Appendix: Model Expressions for the Start of Precipitation

$$ t_{0.05} = A\varepsilon^{ - \beta } D^{\text{s}} Z^{\text{r}} \exp \left( {\frac{{Q_{\text{diff}} }}{\text{RT}}} \right)\exp \left[ {\frac{B}{{T^{3} \left( {\ln k_{\text{s}} } \right)^{2} }}} \right] $$

$$ T_{\text{N}} = T_{\text{s}} - T_{\text{N}} . $$

The expressions for T _s are as follows:

V-Steels: \( T_{\text{s}} = \frac{7700}{{2.86 - \log \left( {{\text{V}}\,{\text{pct}}} \right)\left( {{\text{N}}\,{\text{pct}}} \right)}}. \)

Nb-Steels: \( T_{\text{s}} = \frac{9450}{{4.12 - \log \left( {{\text{Nb}}\,{\text{pct}}} \right)\left( {{\text{C}}\,{\text{pct}}} \right)^{0.7} \left( {{\text{N}}\,{\text{pct}}} \right)^{0.2} .}} \)

V-Steels: \( \Updelta T_{\text{N}} = 176.1\left[ {X_{\text{i}} } \right]^{0.382}. \)

Nb-Steels: \( \Updelta T_{\text{N}} = 139\left[ {X_{\text{i}} } \right]^{0.283} . \)

V-Ti and Nb-Ti Steels: \( \Updelta T_{\text{N}} = 118\left[ {X_{\text{i}} } \right]^{0.293} . \)

V-Steels: \( A({\text{s}}^{ - 1} ) = 3.142 \times 10^{ - 10} \exp \left( { - 1.20\ln K_{\text{s}} } \right). \)

Nb-Steels: \( A({\text{s}}^{ - 1} ) = 4.766 \times 10^{ - 11} \exp \left( { - 0.07\ln K_{\text{s}} } \right). \)

V-Ti and Nb-Ti Steels: \( A({\text{s}}^{ - 1} ) = 4.13 \times 10^{ - 10} \exp \left( { - 0.47\ln K_{\text{s}} } \right). \)

$$ \beta = 1.96\left[ {1 - \exp \left( { - 3.994 \times 10^{ - 2} \left( \frac{1}{w} \right)^{0.813} } \right)} \right] $$

w is the microalloying element content (Nb, V) (wt. pct).

$$ r = - 0.20 $$

$$ s = 0.5 $$

$$ Z({\text{s}}^{ - 1} ) = \dot{\varepsilon }\exp \left( {\frac{{Q_{\text{def}} }}{\text{RT}}} \right) $$

$$ Q_{\text{def}} ({\text{J}}\,{\text{mol}}^{ - 1} ) = 267,000 - 2535.52\left[ {\text{C}} \right] + 1010\left[ {\text{Mn}} \right] + 33,620.76\left[ {\text{Si}} \right] + 70,729.85\left[ {\text{Nb}} \right]^{0.565} + 31,673.46\left[ {\text{V}} \right] + 93,680.52\left[ {\text{Ti}} \right]^{0.5919} . $$

Nb-Steels:\( K_{\text{s}} = \frac{{\left[ {\text{Nb}} \right]\left[ {\text{C}} \right]^{0.7} \left[ N \right]^{0.2} }}{{\left[ {10^{{4.12 - \frac{9450}{T}}} } \right]}}. \)

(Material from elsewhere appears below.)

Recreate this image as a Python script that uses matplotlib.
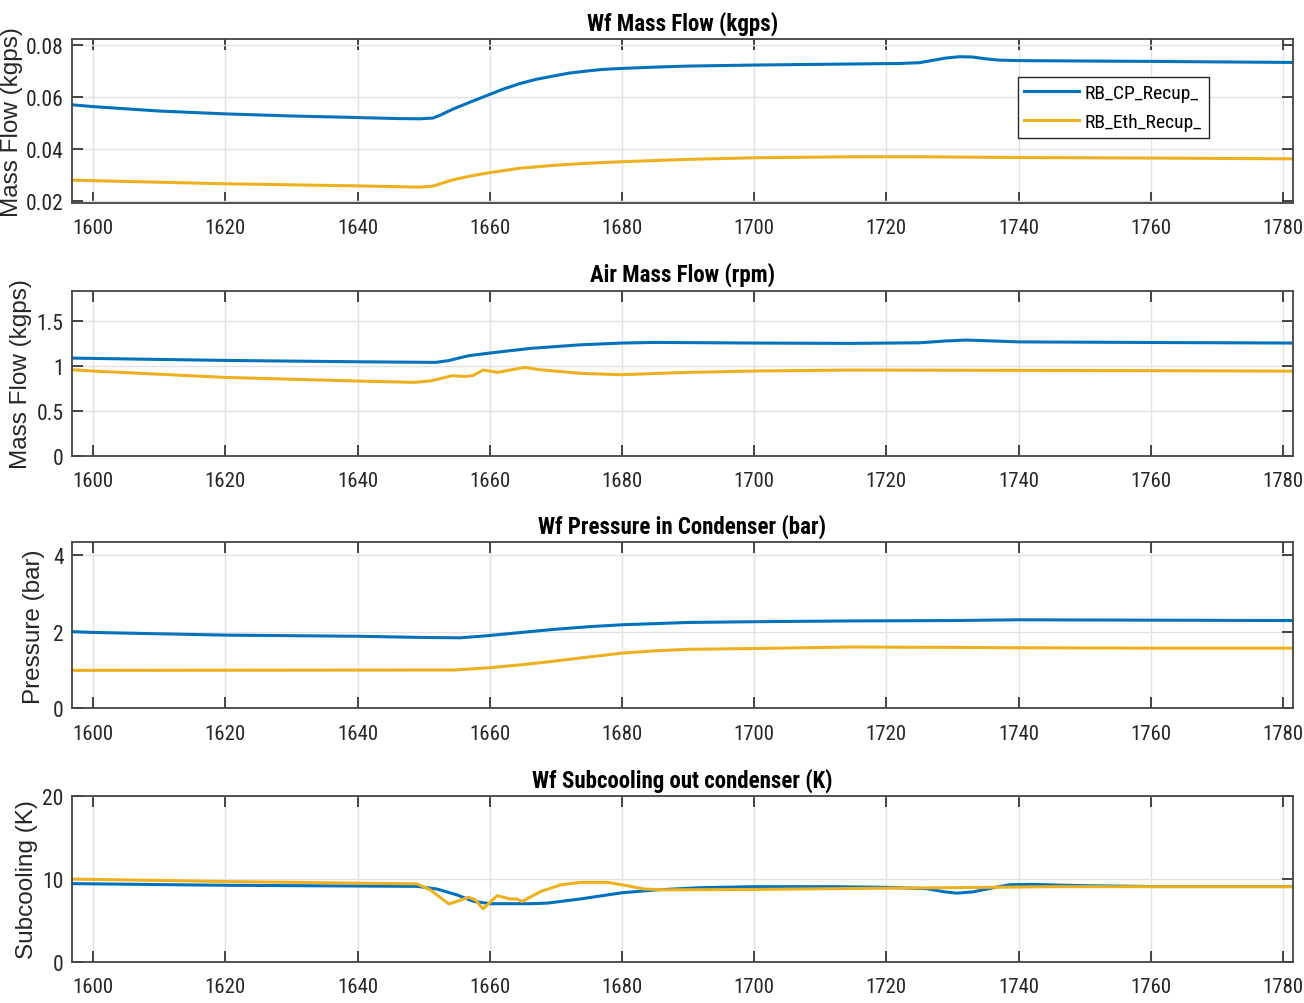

V-Steels:\( K_{\text{s}} = \frac{{\left[ {\text{V}} \right]\left[ {\text{N}} \right]}}{{\left[ {10^{{2.86 - \frac{7700}{T}}} } \right]}}. \)

$$ B = 4.238 \times 10^{8} \exp \left( {1.689\ln K_{\text{s}} } \right). $$

To draw curve P _s for any steel, the parameter t _0.05 is calculated as a function of the temperature, with fixed A and B values, calculated as a function of K _s (for the corresponding T _N temperature), ε ^−β, and D ^0.5. The other terms Z ^−0.2, exp(Q _diff/RT), and exp(B/T ³(lnK _s)²) will be calculated as a function of the temperature including K _s.